Nokia owned the mobile phone market, but failed to imagine a world beyond that, where Moore's Law meant you could easily fit a computer into a phone. It is no surprise that the computer companies were quicker to understand the potential.





Nokia got caught with it's pants down by the iPhone and Android, products that probably had years of secret development. The problem is, it's the OS that makes the difference. If you don't own the OS, you basically become a commodity manufacturer, in price competition with Taiwanese and Chinese companies. As Nokia don't have an exclusive license for WP7, it's hard to see what they can really bring to the party.

LetsGo

February 11, 2011, 6:15 pm

@JohnH Keep on dreaming, WP7 is slick, but is severely lacking in features Compared to IOS & Android.





@Jesper your right Android is a much better fit for Nokia then WP7, why not produce hardware for both.





This is very bad news I was looking forward to meego, Intel must be p*""ed.





Epop = Microsoft plant.

mistrip

February 11, 2011, 6:44 pm

Seems like a good partnership to me so long as other manufacturer's continue to produce WP7 handsets and don't get sidelined by the Nokia/MS deal. WP7 is a very nice O/S to use, and to me at least, it seems alot easier to use than android and in theory updates should be smoother, but proof will be when the 1st update rolls out sometime soon.

scamevoli

February 11, 2011, 7:00 pm

@lifethroughalens





Agreed with the first half of your post. Symbian and WM6.5 remain by far the most powerful OSs for productivity use. As a Symbian phone user, I recently bought an Android tablet and am hugely disappointed to find that simple things like printing to my bluetooth printer (yes, I have tried all the available apps and none is compatible with a Canon ip100) and downloading attachments from secure MS Exchange servers are simply not possible. These are things I take for granted and absolutely rely on and use daily on Symbian, as I used to on WM6.5 before that.
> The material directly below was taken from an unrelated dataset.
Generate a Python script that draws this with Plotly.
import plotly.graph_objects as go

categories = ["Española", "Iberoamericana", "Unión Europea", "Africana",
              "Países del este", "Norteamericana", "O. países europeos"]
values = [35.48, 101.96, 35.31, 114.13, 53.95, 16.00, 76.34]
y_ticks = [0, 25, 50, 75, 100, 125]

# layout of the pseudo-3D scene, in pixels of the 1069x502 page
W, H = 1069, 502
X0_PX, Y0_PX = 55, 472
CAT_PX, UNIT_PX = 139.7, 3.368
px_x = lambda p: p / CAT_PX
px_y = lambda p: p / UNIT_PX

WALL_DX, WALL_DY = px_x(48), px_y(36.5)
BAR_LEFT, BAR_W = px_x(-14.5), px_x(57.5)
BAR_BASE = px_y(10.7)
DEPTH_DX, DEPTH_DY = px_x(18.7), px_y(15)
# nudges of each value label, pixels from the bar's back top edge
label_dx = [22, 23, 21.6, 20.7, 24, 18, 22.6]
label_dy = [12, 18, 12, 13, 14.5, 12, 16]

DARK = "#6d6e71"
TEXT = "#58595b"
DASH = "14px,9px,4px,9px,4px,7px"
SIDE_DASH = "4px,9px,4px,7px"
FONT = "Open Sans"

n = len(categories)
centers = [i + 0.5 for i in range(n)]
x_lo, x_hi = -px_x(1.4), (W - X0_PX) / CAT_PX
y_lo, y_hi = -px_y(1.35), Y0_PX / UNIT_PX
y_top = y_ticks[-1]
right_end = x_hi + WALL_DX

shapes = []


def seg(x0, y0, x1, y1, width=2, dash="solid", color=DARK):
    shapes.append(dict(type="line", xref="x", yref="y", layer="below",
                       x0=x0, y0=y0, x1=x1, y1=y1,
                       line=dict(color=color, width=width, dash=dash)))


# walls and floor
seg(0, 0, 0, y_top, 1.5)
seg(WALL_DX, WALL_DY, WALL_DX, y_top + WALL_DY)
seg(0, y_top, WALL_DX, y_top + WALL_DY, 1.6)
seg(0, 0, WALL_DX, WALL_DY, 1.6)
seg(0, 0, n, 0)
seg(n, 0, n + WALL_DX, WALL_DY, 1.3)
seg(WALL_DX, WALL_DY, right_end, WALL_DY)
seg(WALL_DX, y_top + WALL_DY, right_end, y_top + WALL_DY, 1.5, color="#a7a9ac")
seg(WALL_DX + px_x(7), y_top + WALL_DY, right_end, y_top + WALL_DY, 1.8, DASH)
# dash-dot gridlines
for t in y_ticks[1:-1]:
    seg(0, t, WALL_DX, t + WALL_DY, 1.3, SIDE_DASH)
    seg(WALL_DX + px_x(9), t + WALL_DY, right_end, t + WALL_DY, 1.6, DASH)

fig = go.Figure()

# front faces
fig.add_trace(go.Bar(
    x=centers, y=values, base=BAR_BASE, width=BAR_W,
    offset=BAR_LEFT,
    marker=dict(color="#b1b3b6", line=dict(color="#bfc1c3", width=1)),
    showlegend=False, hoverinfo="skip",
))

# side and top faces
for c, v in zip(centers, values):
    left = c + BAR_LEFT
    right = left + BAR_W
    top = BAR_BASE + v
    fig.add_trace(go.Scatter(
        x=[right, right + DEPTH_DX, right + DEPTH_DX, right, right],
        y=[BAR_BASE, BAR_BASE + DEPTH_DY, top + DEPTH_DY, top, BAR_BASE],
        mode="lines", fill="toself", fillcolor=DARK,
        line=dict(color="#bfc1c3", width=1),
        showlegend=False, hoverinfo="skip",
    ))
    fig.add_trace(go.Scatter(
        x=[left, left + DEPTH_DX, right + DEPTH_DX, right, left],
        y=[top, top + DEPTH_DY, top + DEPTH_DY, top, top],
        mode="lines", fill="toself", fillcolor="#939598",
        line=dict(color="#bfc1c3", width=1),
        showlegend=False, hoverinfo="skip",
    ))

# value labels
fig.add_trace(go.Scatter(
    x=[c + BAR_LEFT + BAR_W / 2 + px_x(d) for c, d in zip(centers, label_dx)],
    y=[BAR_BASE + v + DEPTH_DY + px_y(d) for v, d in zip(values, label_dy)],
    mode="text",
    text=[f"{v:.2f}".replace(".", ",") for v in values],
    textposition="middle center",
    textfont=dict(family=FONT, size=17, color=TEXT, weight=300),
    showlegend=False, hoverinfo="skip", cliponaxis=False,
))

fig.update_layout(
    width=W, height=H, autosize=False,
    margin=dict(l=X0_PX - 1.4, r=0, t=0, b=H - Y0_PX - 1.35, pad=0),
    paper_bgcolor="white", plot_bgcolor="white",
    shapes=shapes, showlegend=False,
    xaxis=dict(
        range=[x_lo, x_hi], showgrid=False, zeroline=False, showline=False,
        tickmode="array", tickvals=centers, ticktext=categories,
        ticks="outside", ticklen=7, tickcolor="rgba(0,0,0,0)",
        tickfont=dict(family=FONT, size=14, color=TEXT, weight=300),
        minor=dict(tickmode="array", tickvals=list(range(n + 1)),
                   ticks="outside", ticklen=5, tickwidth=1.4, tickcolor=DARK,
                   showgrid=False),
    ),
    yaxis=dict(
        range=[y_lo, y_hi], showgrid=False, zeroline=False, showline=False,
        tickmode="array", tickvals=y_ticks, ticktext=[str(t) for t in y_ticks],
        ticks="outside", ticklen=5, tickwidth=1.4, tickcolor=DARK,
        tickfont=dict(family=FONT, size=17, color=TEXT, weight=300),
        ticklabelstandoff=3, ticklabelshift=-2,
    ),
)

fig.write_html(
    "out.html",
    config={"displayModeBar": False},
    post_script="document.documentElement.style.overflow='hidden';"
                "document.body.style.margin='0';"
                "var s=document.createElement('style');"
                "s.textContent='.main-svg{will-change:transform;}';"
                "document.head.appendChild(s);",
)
With the fall of WM6.5, there was only one option available for full functionality - hence my move from WM to Symbian 18 months ago. With WP7, MS has had to sacrifice lots of useful functionality just to compete in the new dumbed-down smartphone world created by Apple.
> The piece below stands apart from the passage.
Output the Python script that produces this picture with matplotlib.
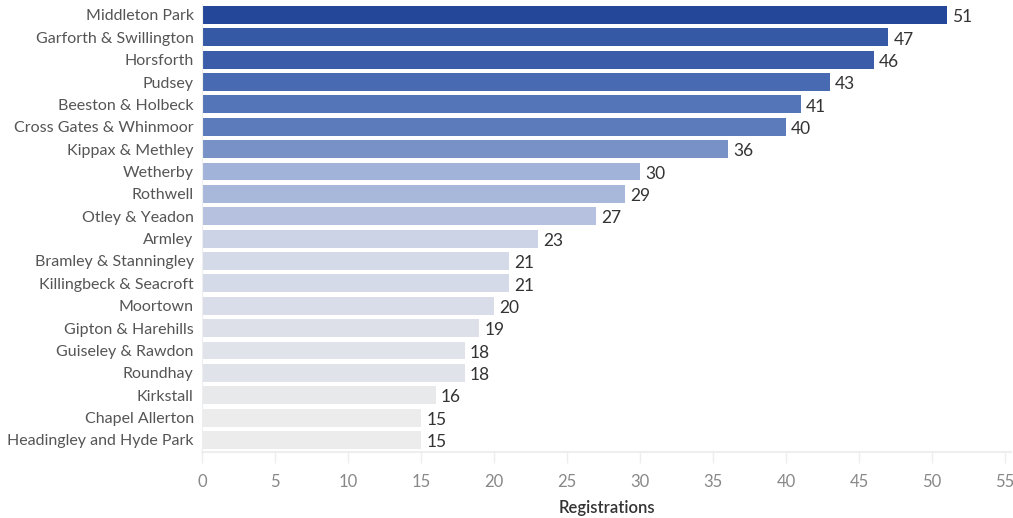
import numpy as np
import matplotlib
matplotlib.use('Agg')
import matplotlib.pyplot as plt
from matplotlib.colors import LinearSegmentedColormap, Normalize

# Data
wards = ['Middleton Park', 'Garforth & Swillington', 'Horsforth', 'Pudsey',
         'Beeston & Holbeck', 'Cross Gates & Whinmoor', 'Kippax & Methley',
         'Wetherby', 'Rothwell', 'Otley & Yeadon', 'Armley',
         'Bramley & Stanningley', 'Killingbeck & Seacroft', 'Moortown',
         'Gipton & Harehills', 'Guiseley & Rawdon', 'Roundhay', 'Kirkstall',
         'Chapel Allerton', 'Headingley and Hyde Park']
registrations = [51, 47, 46, 43, 41, 40, 36, 30, 29, 27, 23, 21, 21, 20,
                 19, 18, 18, 16, 15, 15]
x_ticks = list(range(0, 60, 5))

plt.rcParams['font.family'] = ['Lato', 'DejaVu Sans']

fig = plt.figure(figsize=(10.13, 5.18), dpi=100)
ax = fig.add_axes([202 / 1013, 1 - 452 / 518, (1011 - 202) / 1013, (452 - 4) / 518])

cmap = LinearSegmentedColormap.from_list(
    'tab_blue', ['#ececec', '#c9d0e6', '#8ea4d2', '#4d6fb5', '#24479a'])
norm = Normalize(vmin=min(registrations), vmax=max(registrations))

y = np.arange(len(wards))
ax.barh(y, registrations, height=0.8, color=cmap(norm(np.array(registrations))))

for yi, v in zip(y, registrations):
    ax.text(v + 0.35, yi + 0.1, str(v), va='center', ha='left',
            fontsize=12.5, color='#333333')

ax.set_yticks(y)
ax.set_yticklabels(wards, fontsize=11.5, color='#555555')
ax.set_ylim(19.54, -0.49)
ax.set_xlim(0, 55.4)
ax.set_xticks(x_ticks)
ax.set_xticklabels([str(t) for t in x_ticks], fontsize=12, color='#888888')
ax.set_xlabel('Registrations', fontsize=12, color='#333333', labelpad=7,
              fontweight='semibold')

for side in ['top', 'right']:
    ax.spines[side].set_visible(False)
ax.spines['bottom'].set_color('#eeeeee')
ax.spines['left'].set_color('#eeeeee')
ax.spines['bottom'].set_linewidth(1.5)
ax.tick_params(axis='y', length=0, pad=6)
ax.tick_params(axis='x', length=8, color='#eeeeee', width=1, pad=8)

plt.savefig('out.png', dpi=100)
Now, with the fall of Symbian, there isn't a single OS on the market that fulfills my requirements, simple as they are. How crazy is that - things going backwards so fast, and all because of iOS and Apple's priorities.





I was hopeful that WP7 would eventually mature to the point where it recovered the functionality lost from WM6.5, but if that was ever going to happen, it was going to take time. The news that the two traditional proponents of proper functionality as a priority over gloss and sheen is really exciting. My fingers are crossed.

JohnH

February 11, 2011, 7:04 pm

@LetsGo - sigh, you can take a horse to water...

Mad Iguana

February 11, 2011, 7:27 pm

I'm surprised at this. And personally a little disappointed, as someone who owns an N8, likes it and was looking forward to all the juicy updates I'd be getting in the next year.


Whether it's a good partnership for MS (Phone division - obviously it won't really matter immediately to the company as a whole) and Nokia depends on speed to market.


For both cos., they won't sell a whole heap of new generation phones between now and the first Nokia/WP7 launch. I know HTC/Samsung/LG have WP7 phones, but they're hardly going to push them out the door too much without knowing how much differentiation Nokia can offer. If Nokia are a preferred partner and get better customisation and other capabilities that the others don't have, well why wouldn't they just focus on Android?


And on the other side, who will buy a Nokia Symbian smartphone when it'll be largely obsolete and unsupported some time in 2012?


Sure, MS will continue to sell some WP7 phones and Nokia will continue to sell lots of S40 phones, but if the first devices are not good, quick and price-competitive this will be a disaster for everyone.





Which is why it probably won't be a disaster - two such big companies have staked so much on it that I doubt it'll go too badly.





On the flip side, I'm most surprised of all that Symbian is being put out to pasture. It leaves Nokia far too reliant on MS as a software supplier - the reliance is only going one way at the moment, and if WP7 doesn't work, Nokia have no back up plan.